### Information provided:
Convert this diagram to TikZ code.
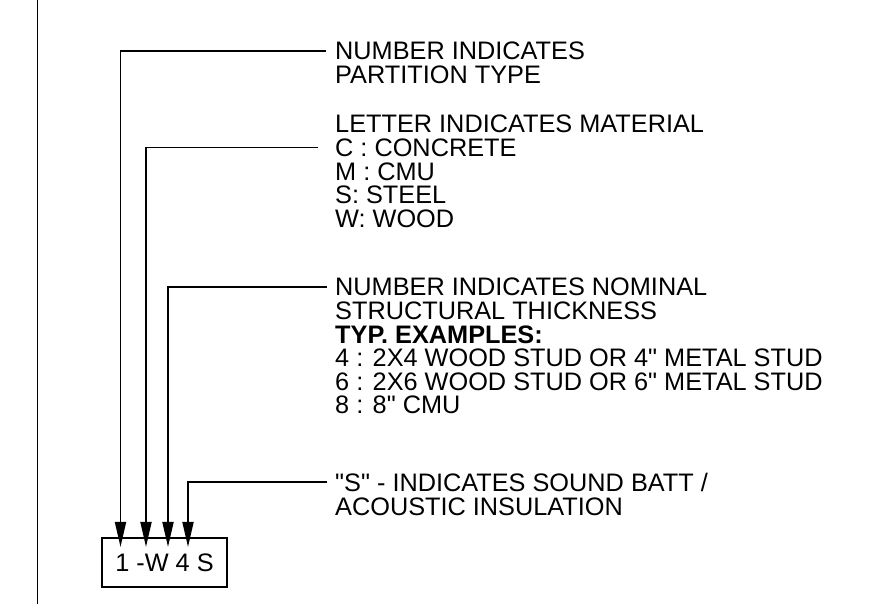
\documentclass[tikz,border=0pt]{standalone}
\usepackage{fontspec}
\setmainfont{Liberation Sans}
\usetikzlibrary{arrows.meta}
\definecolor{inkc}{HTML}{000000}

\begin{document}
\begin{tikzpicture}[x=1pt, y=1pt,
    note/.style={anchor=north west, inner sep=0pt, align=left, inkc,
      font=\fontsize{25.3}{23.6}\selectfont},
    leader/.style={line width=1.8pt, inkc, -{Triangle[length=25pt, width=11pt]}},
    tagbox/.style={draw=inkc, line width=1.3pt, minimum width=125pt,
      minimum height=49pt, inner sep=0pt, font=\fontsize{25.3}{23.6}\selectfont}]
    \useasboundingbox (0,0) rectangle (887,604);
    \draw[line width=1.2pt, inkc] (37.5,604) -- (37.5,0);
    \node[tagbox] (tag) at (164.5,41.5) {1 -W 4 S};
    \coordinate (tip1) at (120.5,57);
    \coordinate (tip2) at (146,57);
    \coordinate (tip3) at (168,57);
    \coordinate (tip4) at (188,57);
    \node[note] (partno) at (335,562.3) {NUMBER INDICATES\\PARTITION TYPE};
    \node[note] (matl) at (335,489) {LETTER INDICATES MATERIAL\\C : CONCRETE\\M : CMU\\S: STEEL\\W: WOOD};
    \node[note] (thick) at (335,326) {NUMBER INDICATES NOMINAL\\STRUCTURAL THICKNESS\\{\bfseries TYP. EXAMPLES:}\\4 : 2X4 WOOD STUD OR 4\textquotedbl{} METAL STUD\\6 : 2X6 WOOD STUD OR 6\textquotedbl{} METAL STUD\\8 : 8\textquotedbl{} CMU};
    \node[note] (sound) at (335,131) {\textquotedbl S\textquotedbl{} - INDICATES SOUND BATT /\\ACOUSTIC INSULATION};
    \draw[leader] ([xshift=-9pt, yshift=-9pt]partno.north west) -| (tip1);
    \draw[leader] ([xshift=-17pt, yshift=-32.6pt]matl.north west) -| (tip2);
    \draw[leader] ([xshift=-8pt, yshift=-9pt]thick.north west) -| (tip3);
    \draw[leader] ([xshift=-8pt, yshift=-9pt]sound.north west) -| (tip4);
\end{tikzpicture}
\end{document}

### Work to be completed:
Keep the pictures out of the copy and return the rest of the data above exactly.

### Correct output:
Convert this diagram to TikZ code.
\documentclass[tikz,border=0pt]{standalone}
\usepackage{fontspec}
\setmainfont{Liberation Sans}
\usetikzlibrary{arrows.meta}
\definecolor{inkc}{HTML}{000000}

\begin{document}
\begin{tikzpicture}[x=1pt, y=1pt,
    note/.style={anchor=north west, inner sep=0pt, align=left, inkc,
      font=\fontsize{25.3}{23.6}\selectfont},
    leader/.style={line width=1.8pt, inkc, -{Triangle[length=25pt, width=11pt]}},
    tagbox/.style={draw=inkc, line width=1.3pt, minimum width=125pt,
      minimum height=49pt, inner sep=0pt, font=\fontsize{25.3}{23.6}\selectfont}]
    \useasboundingbox (0,0) rectangle (887,604);
    \draw[line width=1.2pt, inkc] (37.5,604) -- (37.5,0);
    \node[tagbox] (tag) at (164.5,41.5) {1 -W 4 S};
    \coordinate (tip1) at (120.5,57);
    \coordinate (tip2) at (146,57);
    \coordinate (tip3) at (168,57);
    \coordinate (tip4) at (188,57);
    \node[note] (partno) at (335,562.3) {NUMBER INDICATES\\PARTITION TYPE};
    \node[note] (matl) at (335,489) {LETTER INDICATES MATERIAL\\C : CONCRETE\\M : CMU\\S: STEEL\\W: WOOD};
    \node[note] (thick) at (335,326) {NUMBER INDICATES NOMINAL\\STRUCTURAL THICKNESS\\{\bfseries TYP. EXAMPLES:}\\4 : 2X4 WOOD STUD OR 4\textquotedbl{} METAL STUD\\6 : 2X6 WOOD STUD OR 6\textquotedbl{} METAL STUD\\8 : 8\textquotedbl{} CMU};
    \node[note] (sound) at (335,131) {\textquotedbl S\textquotedbl{} - INDICATES SOUND BATT /\\ACOUSTIC INSULATION};
    \draw[leader] ([xshift=-9pt, yshift=-9pt]partno.north west) -| (tip1);
    \draw[leader] ([xshift=-17pt, yshift=-32.6pt]matl.north west) -| (tip2);
    \draw[leader] ([xshift=-8pt, yshift=-9pt]thick.north west) -| (tip3);
    \draw[leader] ([xshift=-8pt, yshift=-9pt]sound.north west) -| (tip4);
\end{tikzpicture}
\end{document}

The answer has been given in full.